Campsall church screen inscription



St.Mary Magdalene's church, Campsall


St.Mary Magdalene, Campsall
© Copyright Richard Croft and licensed for reuse under this Creative Commons Licence.

Further to my post last Thursday, here, in addition to some pictures of Campsall church, and as promised, is the inscription I referred to.

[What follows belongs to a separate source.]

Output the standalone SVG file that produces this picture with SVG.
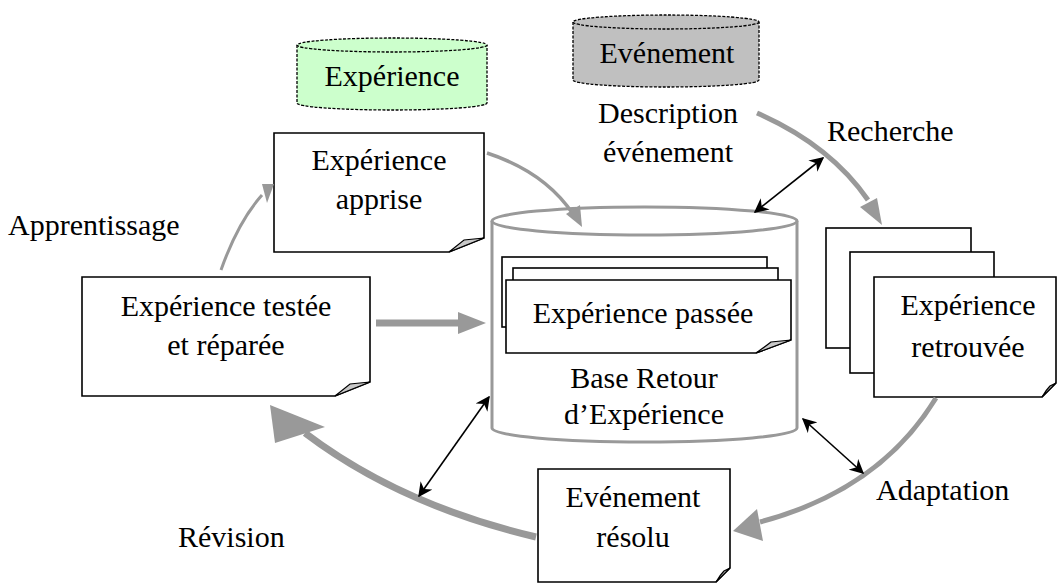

I have taken the text from J.E. Morris The West Riding of Yorkshire 2nd edn (rev) (Methuen's Little Guides, 1923) p.147

The rood screen [which is, I think, later fifteenth century*] has the following inscription at the head of the dado and below the openings, being transcribed by Morris on 15 July 1909:

Lat fal downe thyn ne, & lift up thy hart:
Behold thy Maker on yond cros al to to[rn]
Remember his Wondis that for the did smart,
Gotyn withowut syn, and on a Virgin bor[n],
All His hed percid with a crown of thorne.
Alas! man, thy hart oght to brast in too.
Bewar of the Deuyl whan he blawis his hor[n],
And prai thi gode aungel conne the.


Morris says he transcribed with care, but added the punctuation. The letters in [ ] are absent, not merely illegible. In one case (hor) he noted the usual mark of abbreviation: a superscript - above the o. I think that defeats me as a blogger.

Interior of Campsall Parish Church (2)
An early twentieth century view of the church interior showing the screen

With reference to the Devil's horn - according to Joseph Hunter - History of South Yorkshire, (2 vols 1828-31), ii, 468, the Devil was often represented with a horn in the middles ages, and he gives a quotation from the "Shepherd's Kalendar", first published 1579, but the same idea is found as late as the prologue to "Grim, the Collier of Croydon" (?c.1662)

But has enough at home to do with Marion:
Whom he so little pleases, she in scorn
Does teach his devilship to wind the horn

I have a feeling that this quotation from "Grim" may be more obscene than Morris realised - but that may say more about me! The Devil's horn is, of course, the anti-type of the trumpet of the Archangel Gabriel.

Now the real interest of this inscription at Campsall is two fold.

Firstly it must have been painted to make it legible - today it looks like a piece of decorative carving, given its cramped setting and black letter form. So here is further proof of the use of colour in medieval church decoration.

Secondly it assumes a reasonable degree of literacy from the average worshipper in this West Riding church in the late middle ages as they kneel before the rood screen, with the Rood above.

The Campsall screen is, to my mind, a wonderful illustration of the points Eamon Duffy made in The Stripping of the Altars, and why, with all due respect to Professor Duffy, whom I greatly admire and respect, I was in no way surprised, unlike so many other historians, by the evidence he adduced for late medieval popular piety in rural as well as urban England.




* Some people have suggested that the screen did not originally belong to the church but was brought from iis monastic improprietor, the nunnery at Wallingwells in north Nottinghamshire. Not only can I not believe such a journey would have been made - it must be thirty miles or so - and it is not like moving furnishings from a dissolved monastry to the neighbouring parish church - as did indeed happen - but the screen clearly fits the church. For it to be moved and fit would be a remarkable coincidence indeed. Such an idea betrays an underlying disbelief in what was lost from quite ordinary English parish churches in the sixteenth century and later.